И так во всем — все на пределе, все в высшей степени, временами доходящей до абсурда, все самое-самое… Если счет казался ему неверным, Донасьен Альфонс Франсуа составлял записку во много раз подробнее самого счета и с дотошностью бухгалтера доказывал, что его обманули, причем не важно, была ли сумма равна восьмидесяти шести ливрам или всего шести. Составляя меню, он не забывал распорядиться, чтобы все было «свежайшим». Требуя на обед суп, де Сад писал: «Вкусный суп-потаж. Далее я не стану повторять эту фразу, но суп-потаж всегда должен быть свежайшим и вкусным, как утром, так и вечером». Птица должна была быть «непременно сочная», как и «телячьи котлетки», а артишоки непременно «нежные». «Страдания» Донасьена Альфонса Франсуа «не поддаются описанию»; так, как поступили с ним, «не поступали еще ни с кем». А поэтому ему следует присылать все только самое лучшее: «лучшую розовую воду, самую нежную и самую дорогую, какую можно найти в лавке», «губки самые лучшие, что можно достать», и т. д. и т. п.
Упоминание о меню может вызвать удивление.

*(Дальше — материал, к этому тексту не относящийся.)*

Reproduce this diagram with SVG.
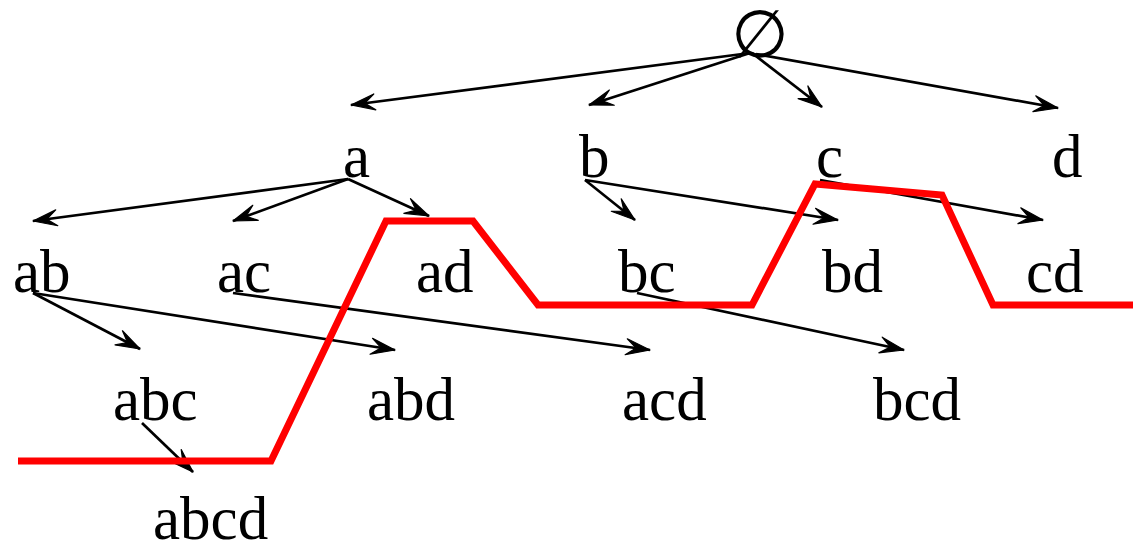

Однако благодаря продуктам, которые де Саду присылала жена или покупал по его просьбе надзиратель, у него действительно был собственный рацион питания. Что же касается остальных заключенных, то, по свидетельству Мирабо, трапезы их в основном были малосъедобны, а де Сад, хотя и питался отдельно, утверждал, что тюремщики обкрадывали заключенных. Тем не менее Венсен мог считаться привилегированной тюрьмой: на содержание одного узника король отводил шесть ливров в день. Для сравнения: оплата поденщика составляла один ливр в день.
А чего стоила мания «значков», или цифр, Донасьена Альфонса Франсуа! Яростно желая узнать дату своего освобождения, де Сад видел ее в любых комбинациях цифр, которые попадались ему на глаза, и страшно гневался, когда эти цифры, осмысленные по одному ему известной системе, говорили не то, что он ожидал от них. «26 марта комендант прислал взять у меня взаймы 6 ночных свечей; 6 апреля он прислал за 6 другими, из которых я одолжил только 4. В четверг 6 января, через девять месяцев после того, как у меня одолжили свечи, т. е. того же самого числа, мне вернули 25 свечей вместо 10, которые я одолжил, что, на мой взгляд, было хорошо, ибо означало, что в тюрьме мне осталось пробыть всего лишь 9 месяцев, а в целом время моего заключения будет равно 25 месяцам». Одержимость нумерологией просыпалась у де Сада только в замкнутом пространстве — в тюремной камере или в больничной палате, на воле он забывал о ней. Источником возникновения этой цифромании могли стать труды, посвященные тайнам розенкрейцеров и тамплиеров, которыми де Сад активно интересовался, равно как и всеобщая увлеченность различного рода подсчетами — в XVIII веке закладывались основы современной статистики. Цифровые аналогии пробуждало чтение альманахов, где в изобилии были представлены разного рода числа и даты. Исполняя его просьбу, Рене-Пелажи присылала де Саду «Королевский альманах», «Театральный альманах» и «Военный альманах». Возможно, Донасьен Альфонс Франсуа придумал для себя некую игру, вроде той, в какую в XX веке играли с трамвайными билетами: если сумма первых трех цифр номера совпадет с суммой трех последних — будет счастье, а не совпадет — не будет. Если числа счастья не сулили, Донасьен Альфонс Франсуа метал громы и молнии на голову ничего не понимавшей Рене-Пелажи. «Что же касается значков, то я ничего о них не ведаю. Будь уверен, дорогой друг, что если бы я могла сказать тебе то, что ты хочешь услышать, я не стала бы употреблять значки, а сказала бы все четко и ясно», — заверяла мадам де Сад супруга.